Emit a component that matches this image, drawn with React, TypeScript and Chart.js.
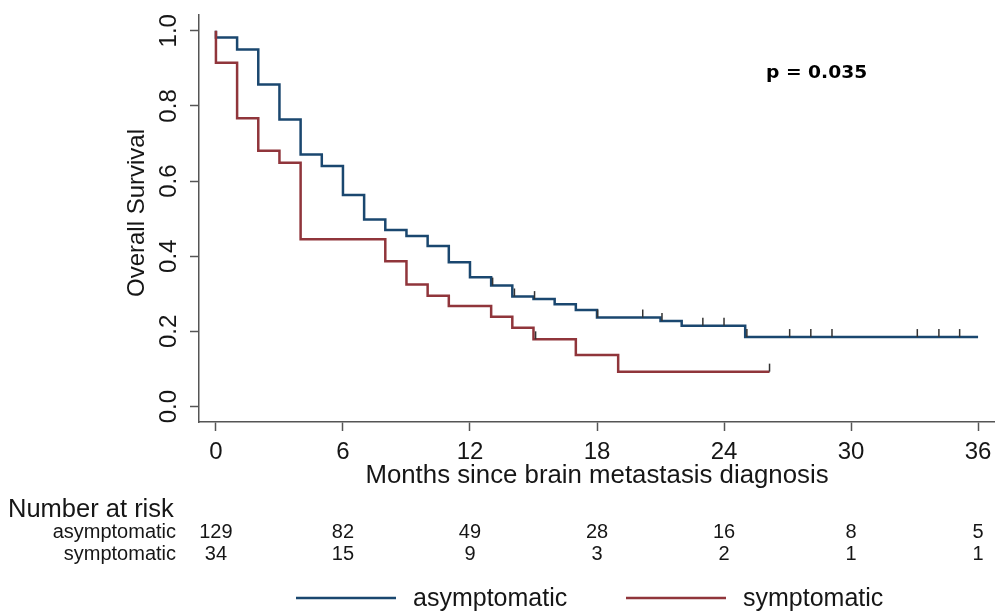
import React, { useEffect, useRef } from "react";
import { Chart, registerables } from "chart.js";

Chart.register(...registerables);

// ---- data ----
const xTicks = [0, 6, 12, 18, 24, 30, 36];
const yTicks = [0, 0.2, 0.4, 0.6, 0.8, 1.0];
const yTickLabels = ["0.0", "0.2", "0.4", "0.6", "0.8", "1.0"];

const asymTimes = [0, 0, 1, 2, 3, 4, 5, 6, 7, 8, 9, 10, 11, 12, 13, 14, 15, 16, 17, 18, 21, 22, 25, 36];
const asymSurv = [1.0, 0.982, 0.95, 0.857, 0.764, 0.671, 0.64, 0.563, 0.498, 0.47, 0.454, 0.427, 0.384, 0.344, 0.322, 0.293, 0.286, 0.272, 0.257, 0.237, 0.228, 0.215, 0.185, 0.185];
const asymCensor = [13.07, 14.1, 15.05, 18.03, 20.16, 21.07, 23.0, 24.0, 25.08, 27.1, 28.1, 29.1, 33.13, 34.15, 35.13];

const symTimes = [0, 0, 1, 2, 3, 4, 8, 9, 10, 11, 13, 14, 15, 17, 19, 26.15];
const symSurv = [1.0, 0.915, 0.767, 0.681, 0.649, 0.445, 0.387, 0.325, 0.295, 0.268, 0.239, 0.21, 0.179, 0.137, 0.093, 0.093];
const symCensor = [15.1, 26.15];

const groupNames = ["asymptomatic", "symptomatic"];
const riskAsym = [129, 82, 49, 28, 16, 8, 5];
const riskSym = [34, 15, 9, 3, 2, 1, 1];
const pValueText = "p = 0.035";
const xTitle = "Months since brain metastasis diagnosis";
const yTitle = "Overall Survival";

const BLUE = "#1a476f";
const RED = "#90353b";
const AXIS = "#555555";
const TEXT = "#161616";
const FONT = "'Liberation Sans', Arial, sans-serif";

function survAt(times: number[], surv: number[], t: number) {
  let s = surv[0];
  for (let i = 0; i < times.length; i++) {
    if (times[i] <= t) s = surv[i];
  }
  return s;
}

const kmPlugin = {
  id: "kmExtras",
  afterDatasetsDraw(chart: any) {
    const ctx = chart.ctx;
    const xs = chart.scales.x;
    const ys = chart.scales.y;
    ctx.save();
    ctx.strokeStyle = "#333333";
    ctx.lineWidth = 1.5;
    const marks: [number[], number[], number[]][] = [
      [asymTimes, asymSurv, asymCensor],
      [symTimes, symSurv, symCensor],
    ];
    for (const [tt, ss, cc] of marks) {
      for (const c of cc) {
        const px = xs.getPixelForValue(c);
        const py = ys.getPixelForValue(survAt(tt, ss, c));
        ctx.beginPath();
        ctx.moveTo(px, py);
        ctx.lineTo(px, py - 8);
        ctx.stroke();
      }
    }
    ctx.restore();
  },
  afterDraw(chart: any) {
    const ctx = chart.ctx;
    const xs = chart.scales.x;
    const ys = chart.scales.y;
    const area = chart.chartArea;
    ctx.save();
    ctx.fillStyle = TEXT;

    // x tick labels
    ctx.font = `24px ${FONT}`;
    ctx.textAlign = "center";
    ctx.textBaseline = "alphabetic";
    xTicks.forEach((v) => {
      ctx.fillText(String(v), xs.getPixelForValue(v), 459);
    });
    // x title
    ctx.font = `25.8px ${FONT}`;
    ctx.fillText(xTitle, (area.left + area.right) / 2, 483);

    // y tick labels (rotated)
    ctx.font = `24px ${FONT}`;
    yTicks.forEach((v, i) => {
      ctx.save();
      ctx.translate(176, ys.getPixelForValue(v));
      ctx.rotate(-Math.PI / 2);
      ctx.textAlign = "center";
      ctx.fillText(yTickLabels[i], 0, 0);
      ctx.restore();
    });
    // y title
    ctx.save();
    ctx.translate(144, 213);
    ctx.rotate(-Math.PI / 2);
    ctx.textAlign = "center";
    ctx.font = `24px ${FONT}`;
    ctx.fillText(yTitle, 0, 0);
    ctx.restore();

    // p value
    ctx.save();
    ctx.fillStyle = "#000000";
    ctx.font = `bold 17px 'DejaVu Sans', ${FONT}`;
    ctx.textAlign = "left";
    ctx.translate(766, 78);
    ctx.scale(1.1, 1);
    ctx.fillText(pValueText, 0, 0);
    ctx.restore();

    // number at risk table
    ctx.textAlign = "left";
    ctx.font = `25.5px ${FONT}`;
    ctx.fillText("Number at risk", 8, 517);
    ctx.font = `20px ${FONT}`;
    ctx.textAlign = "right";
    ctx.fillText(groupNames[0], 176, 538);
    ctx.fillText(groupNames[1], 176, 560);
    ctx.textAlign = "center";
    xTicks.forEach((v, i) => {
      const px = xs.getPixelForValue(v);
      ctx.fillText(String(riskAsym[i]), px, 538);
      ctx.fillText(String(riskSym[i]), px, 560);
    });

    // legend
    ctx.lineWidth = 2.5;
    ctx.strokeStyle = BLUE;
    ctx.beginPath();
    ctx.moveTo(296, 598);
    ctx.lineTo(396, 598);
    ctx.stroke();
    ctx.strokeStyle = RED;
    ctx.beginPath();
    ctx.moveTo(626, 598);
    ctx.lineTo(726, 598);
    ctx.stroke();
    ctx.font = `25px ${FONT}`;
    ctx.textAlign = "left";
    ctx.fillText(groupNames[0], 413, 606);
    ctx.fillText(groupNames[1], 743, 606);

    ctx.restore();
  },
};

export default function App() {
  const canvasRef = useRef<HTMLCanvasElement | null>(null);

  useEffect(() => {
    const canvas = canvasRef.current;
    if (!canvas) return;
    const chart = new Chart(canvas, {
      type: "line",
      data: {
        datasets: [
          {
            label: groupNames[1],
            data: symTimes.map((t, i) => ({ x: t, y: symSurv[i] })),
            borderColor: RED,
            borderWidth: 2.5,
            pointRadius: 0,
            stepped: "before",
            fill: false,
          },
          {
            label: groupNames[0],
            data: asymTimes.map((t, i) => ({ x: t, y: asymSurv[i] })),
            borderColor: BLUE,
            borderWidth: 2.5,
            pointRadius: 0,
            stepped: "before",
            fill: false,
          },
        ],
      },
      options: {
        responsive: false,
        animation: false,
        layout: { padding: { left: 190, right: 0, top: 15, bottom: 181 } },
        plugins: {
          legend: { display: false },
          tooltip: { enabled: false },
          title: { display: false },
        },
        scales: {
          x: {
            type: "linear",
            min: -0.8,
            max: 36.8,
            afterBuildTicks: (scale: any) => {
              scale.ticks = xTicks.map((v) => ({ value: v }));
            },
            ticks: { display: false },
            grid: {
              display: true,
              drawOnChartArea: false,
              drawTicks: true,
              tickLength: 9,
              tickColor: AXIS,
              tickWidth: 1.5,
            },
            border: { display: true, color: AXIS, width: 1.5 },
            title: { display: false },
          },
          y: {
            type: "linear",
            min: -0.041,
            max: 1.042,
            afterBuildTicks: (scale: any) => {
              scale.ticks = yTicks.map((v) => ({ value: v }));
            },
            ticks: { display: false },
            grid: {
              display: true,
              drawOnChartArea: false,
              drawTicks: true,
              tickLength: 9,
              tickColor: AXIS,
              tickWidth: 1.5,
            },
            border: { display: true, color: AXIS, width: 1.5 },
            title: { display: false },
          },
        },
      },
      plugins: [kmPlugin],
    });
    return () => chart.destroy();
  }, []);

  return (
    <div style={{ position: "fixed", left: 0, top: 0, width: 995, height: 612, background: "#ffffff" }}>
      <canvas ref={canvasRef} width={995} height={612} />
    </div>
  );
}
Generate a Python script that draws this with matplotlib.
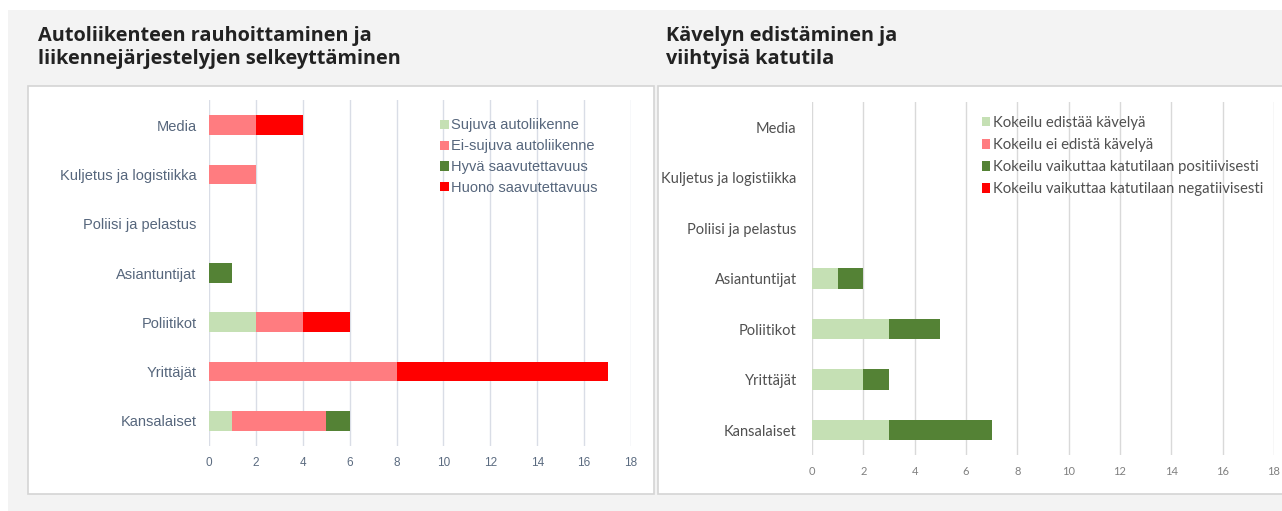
- - -
◆ What to do
Please reproduce the listing exactly from its opening line through the line that contains "33.13, 34.15, 35.13];", both included, with all pictures omitted.

◆ Finished answer
Emit a component that matches this image, drawn with React, TypeScript and Chart.js.
import React, { useEffect, useRef } from "react";
import { Chart, registerables } from "chart.js";

Chart.register(...registerables);

// ---- data ----
const xTicks = [0, 6, 12, 18, 24, 30, 36];
const yTicks = [0, 0.2, 0.4, 0.6, 0.8, 1.0];
const yTickLabels = ["0.0", "0.2", "0.4", "0.6", "0.8", "1.0"];

const asymTimes = [0, 0, 1, 2, 3, 4, 5, 6, 7, 8, 9, 10, 11, 12, 13, 14, 15, 16, 17, 18, 21, 22, 25, 36];
const asymSurv = [1.0, 0.982, 0.95, 0.857, 0.764, 0.671, 0.64, 0.563, 0.498, 0.47, 0.454, 0.427, 0.384, 0.344, 0.322, 0.293, 0.286, 0.272, 0.257, 0.237, 0.228, 0.215, 0.185, 0.185];
const asymCensor = [13.07, 14.1, 15.05, 18.03, 20.16, 21.07, 23.0, 24.0, 25.08, 27.1, 28.1, 29.1, 33.13, 34.15, 35.13];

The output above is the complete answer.